More Churchill, Less Chamberlain

Reliable Big Ag accomplice Collin Peterson, chairman of the House Agriculture Committee, made clear last week that he plans to vote NO on the pending climate bill, after signaling as much this spring.  Peterson's move comes after he extracted lucrative concessions in the bill for Big Ag -- concessions that were sold as crucial to securing agriculture's support for the legislation. It would, by the way, protect America's farmers from the ravages of climate change -- among other things.  Peterson, it should be noted, has flipped the script on the usual message of climate change deniers who say there's no such thing as global warming:

They're saying to us [that climate change is] going to be a big problem because it's going to be warmer than it usually is; my farmers are going to say that's a good thing since they'll be able to grow more corn.

Can we now give up on the naive hope of buying Big Ag 's support in order to achieve progress on climate change, conservation, nutrition and commodity program reform?

In dealing with what Washington Post columnist Steve Pearlstein called the "the world's most selfish lobby," the attitude needs to be more we-shall-fight-on-the-beaches Winston Churchill and less peace-in-our-time Neville Chamberlain. We need more pressure on the way Big Ag does business, from the total dominance in federal farm subsidies for just five crops, to regulating its unchecked pollution in places like the Chesapeake Bay and the Mississippi River Basin, and fewer concessions for a Big Ag lobby that projects scorn for sustainable agriculture and licks its chops at the prospect of plowing up land that's no longer protected by the Conservation Reserve Program.
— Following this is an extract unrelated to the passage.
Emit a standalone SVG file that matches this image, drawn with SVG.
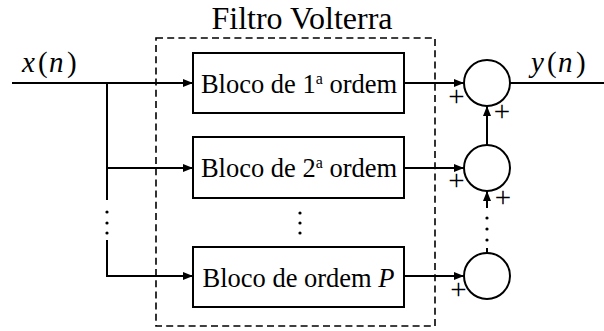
<svg xmlns="http://www.w3.org/2000/svg" width="604" height="331" viewBox="0 0 604 331" font-family="'Liberation Serif', 'Times New Roman', serif">
  <defs>
    <marker id="arrow" viewBox="0 0 10 8" refX="10" refY="4" markerWidth="10" markerHeight="8" markerUnits="userSpaceOnUse" orient="auto">
      <path d="M0,0 L10,4 L0,8 z" fill="#000"/>
    </marker>
  </defs>
  <style>
    .box { fill: #fff; stroke: #000; stroke-width: 2; }
    .ring { fill: #fff; stroke: #000; stroke-width: 2; }
    .wire { fill: none; stroke: #000; stroke-width: 2; }
    .dot { fill: #000; }
    .frame { fill: none; stroke: #000; stroke-width: 1.6; stroke-dasharray: 7 4.2; }
  </style>

  <rect width="604" height="331" fill="#fff"/>

  <!-- Volterra filter boundary -->
  <g id="filtro">
    <rect class="frame" x="156" y="38" width="279" height="288"/>
    <text font-family="Liberation Serif, serif" font-size="32" x="302" y="29" text-anchor="middle" fill="#000">Filtro Volterra</text>
  </g>

  <!-- connectors -->
  <g id="connectors">
    <!-- input distribution -->
    <path class="wire" d="M12,83 H193" marker-end="url(#arrow)"/>
    <path class="wire" d="M107,83 V200"/>
    <path class="wire" d="M107,168 H193" marker-end="url(#arrow)"/>
    <path class="wire" d="M107,240 V276 H193" marker-end="url(#arrow)"/>
    <circle class="dot" cx="107" cy="212" r="1.6"/>
    <circle class="dot" cx="107" cy="223" r="1.6"/>
    <circle class="dot" cx="107" cy="233" r="1.6"/>
    <!-- block outputs into adders -->
    <path class="wire" d="M404,83 H464" marker-end="url(#arrow)"/>
    <path class="wire" d="M404,168 H464" marker-end="url(#arrow)"/>
    <path class="wire" d="M404,276 H464" marker-end="url(#arrow)"/>
    <!-- adder chain -->
    <path class="wire" d="M487,145 V106" marker-end="url(#arrow)"/>
    <path class="wire" d="M487,208 V191" marker-end="url(#arrow)"/>
    <path class="wire" d="M487,253 V248"/>
    <circle class="dot" cx="487" cy="218" r="1.6"/>
    <circle class="dot" cx="487" cy="229" r="1.6"/>
    <circle class="dot" cx="487" cy="240" r="1.6"/>
    <!-- output -->
    <path class="wire" d="M510,83 H604"/>
    <!-- ellipsis between blocks -->
    <circle class="dot" cx="300" cy="213" r="1.6"/>
    <circle class="dot" cx="300" cy="223" r="1.6"/>
    <circle class="dot" cx="300" cy="233" r="1.6"/>
  </g>

  <!-- signal labels -->
  <g id="entrada">
    <text font-family="Liberation Serif, serif" font-size="29" y="72" fill="#000"><tspan x="22" font-style="italic">x</tspan><tspan x="38">(</tspan><tspan x="49" font-style="italic">n</tspan><tspan x="67">)</tspan></text>
  </g>
  <g id="saida">
    <text font-family="Liberation Serif, serif" font-size="29" y="72" fill="#000"><tspan x="531" font-style="italic">y</tspan><tspan x="547">(</tspan><tspan x="558" font-style="italic">n</tspan><tspan x="576">)</tspan></text>
  </g>

  <!-- processing blocks -->
  <g id="bloco1">
    <rect class="box" x="193" y="53" width="211" height="60"/>
    <text font-family="Liberation Serif, serif" font-size="26.5" x="299" y="93" text-anchor="middle" fill="#000">Bloco de 1<tspan dy="-9" font-size="16">a</tspan><tspan dy="9"> ordem</tspan></text>
  </g>
  <g id="bloco2">
    <rect class="box" x="193" y="137" width="211" height="61"/>
    <text font-family="Liberation Serif, serif" font-size="26.5" x="299" y="177" text-anchor="middle" fill="#000">Bloco de 2<tspan dy="-9" font-size="16">a</tspan><tspan dy="9"> ordem</tspan></text>
  </g>
  <g id="blocoP">
    <rect class="box" x="193" y="247" width="211" height="60"/>
    <text font-family="Liberation Serif, serif" font-size="26.5" x="298.5" y="287" text-anchor="middle" fill="#000">Bloco de ordem <tspan font-style="italic">P</tspan></text>
  </g>

  <!-- adders -->
  <g id="soma1">
    <circle class="ring" cx="487" cy="83" r="23"/>
    <text font-family="Liberation Serif, serif" font-size="29" x="456.5" y="106" text-anchor="middle" fill="#000">+</text>
    <text font-family="Liberation Serif, serif" font-size="29" x="502" y="121" text-anchor="middle" fill="#000">+</text>
  </g>
  <g id="soma2">
    <circle class="ring" cx="487" cy="168" r="23"/>
    <text font-family="Liberation Serif, serif" font-size="29" x="456.5" y="190" text-anchor="middle" fill="#000">+</text>
    <text font-family="Liberation Serif, serif" font-size="29" x="503" y="207" text-anchor="middle" fill="#000">+</text>
  </g>
  <g id="somaP">
    <circle class="ring" cx="487" cy="276" r="23"/>
    <text font-family="Liberation Serif, serif" font-size="29" x="458.5" y="299" text-anchor="middle" fill="#000">+</text>
  </g>
</svg>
After the last farm bill debate, it was hard to imagine Big Ag would want to trumpet their in-broad-daylight mugging of Congress. But give the Ag Lobby an inch, and they'll take 300,000 acres of expired conservation land. The farm bill left the the taxpayer-funded subsidy spigot wide open for commodity crop production while Big Ag eluded even the faintest whiff of reform. Now Peterson is bragging that the concessions he extracted for agriculture in the climate bill were beyond "my wildest dreams."

What do Americans concerned about climate change get from Peterson in return? Nothing?